HACKER Q&A
📣 soulbadguy

Why do you think F# is not more popular, even within the .NET ecosystem?


My last experience with the language date from a couple.of years ago, overall it was kind pleasant : light wait syntax, goodish tooling and nice async programming support. Fast forward today, I wanted to explore asp.net and most of the example are in C# and the overall community/support for F# seems lower than say Scala or kotlin. What happened ?


  👤 frou_dh Accepted Answer ✓
It's my understanding that Microsoft themselves somewhat quickly dropped off from promoting it that much. So from their perspective it was probably considered a mistake to anoint it as an official first-class .NET language, due to the resource allocation entailed to keep that status going.

👤 pyjarrett
It's not promoted well. Relying on open source contributions to the ecosystem to keep it going also removes its "first-class" branding.

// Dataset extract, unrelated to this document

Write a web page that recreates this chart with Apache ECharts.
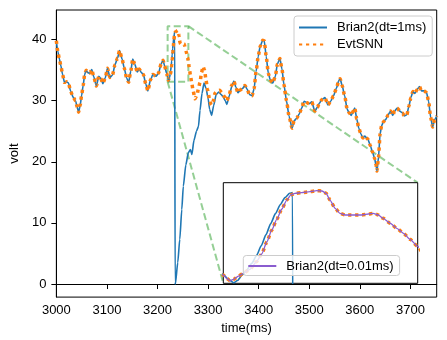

I've been using F# as a cross-platform Python/Bash/Powershell replacement. I've never heard or read about anyone else doing this, but it works super well in this use case for me.

People seem scared of functional programming languages, seeing them as difficult and impractical. I tried (and failed) learning Haskell three times, but F# makes writing very little code to accomplish a whole bunch easy, due to being able to use .NET libraries, and there's not really that much syntax to learn and the tooling (Ionide, Rider, VS) is great, e.g. run/debug works out of the box.


👤 PaulWaldman
Many functional features of F# made their way into C#.

👤 milleniall
The F#-community is small, but thriving with enthusiastic devs that are working hard behind the scenes.

Check out these examples - https://ionide.io/ - - Discord: https://discord.gg/fsharp-196693847965696000


👤 lostmsu
C# IDE experience is simply godlike.